Over time, though, I’ve learned that not everything moves at the same pace. Some pieces find their way quickly. Others take longer. The important part is allowing them that time, rather than forcing an outcome.
How Things Start to Shift
Opportunities don’t always arrive in obvious ways.
In this case, it came through an email — from the husband of an artist I’m connected with on Facebook. They run a gallery in Hamburg called Antikult Gallery, and were interested in showing the work.
The conversation was straightforward. They wanted to begin with Strength from Within, and they were happy to organise the logistics.
What had been sitting quietly in the studio was suddenly heading somewhere new.
Letting the Work Travel
Shipping artwork internationally always carries a certain level of anxiety.
The painting was carefully packed following their instructions, and collected by DHL. From that point on, it’s largely out of your hands — which is never the most comfortable place to be.
A few days later, the message came through: it had arrived safely in Hamburg.
That was enough to move on and get back to work.
The Moment You Don’t Expect
About a month later, another email arrived.
The painting had sold.
After everything — the time in the studio, the exhibition, the return home — it had found its place, just not where I initially expected.
It’s now in a private collection in Germany, and the gallery has since talked about including my work in future exhibitions and art fairs.
What This Actually Taught Me
There’s a tendency to think that selling work is about immediacy — putting something out and hoping for a quick result.
In reality, it’s more about momentum.
If you’re thinking about how to sell art internationally, it rarely comes down to one moment. It’s the accumulation of things:
- making the work
- sharing it
- building connections
- staying visible
And then, at some point, something shifts.
Not always where you expect.
The Long Game
One of the more difficult parts of this process is the silence in between.
The periods where nothing obvious is happening.
It’s easy to interpret that as a lack of progress, but more often it’s just part of how things unfold. Work travels further than you realise. People see it without saying anything. Opportunities build quietly in the background.
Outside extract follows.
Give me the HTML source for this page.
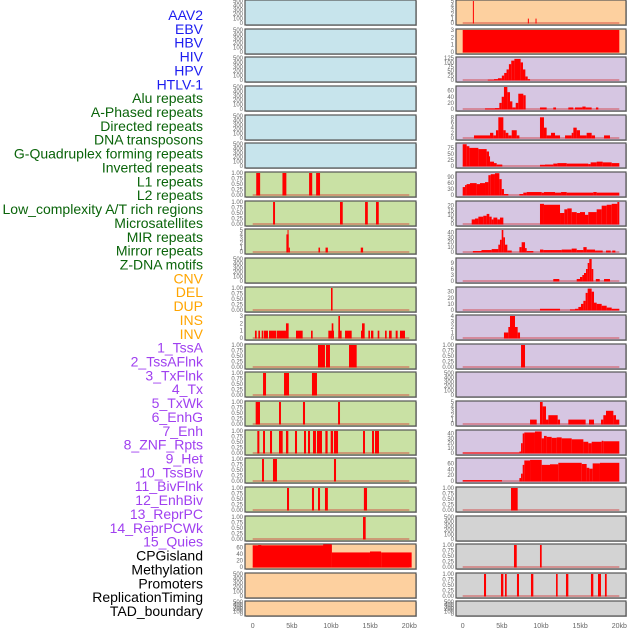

This piece is a good example of that.
What started as part of a body of work eventually found its way somewhere completely different — not through chasing, but through continuation. Strength from Within is still part of that wider journey, and you can see it alongside other pieces that have developed from the same ideas.
Keep Showing Up
It’s difficult to explain just how much patience is required in this process.
From the outside, it can look uncertain or even unproductive. But from within it, there’s a different kind of movement — slower, less visible, but just as real.
The silence doesn’t mean failure.
It usually just means the right person hasn’t seen the work yet.
Where It Lands
In the end, Strength from Within found its place.
Not quickly. Not locally. But in a way that opened new doors.
That’s often how it happens.
So the focus stays the same — keep painting, keep sharing, keep turning up. Because the result isn’t always immediate, but it’s rarely static either.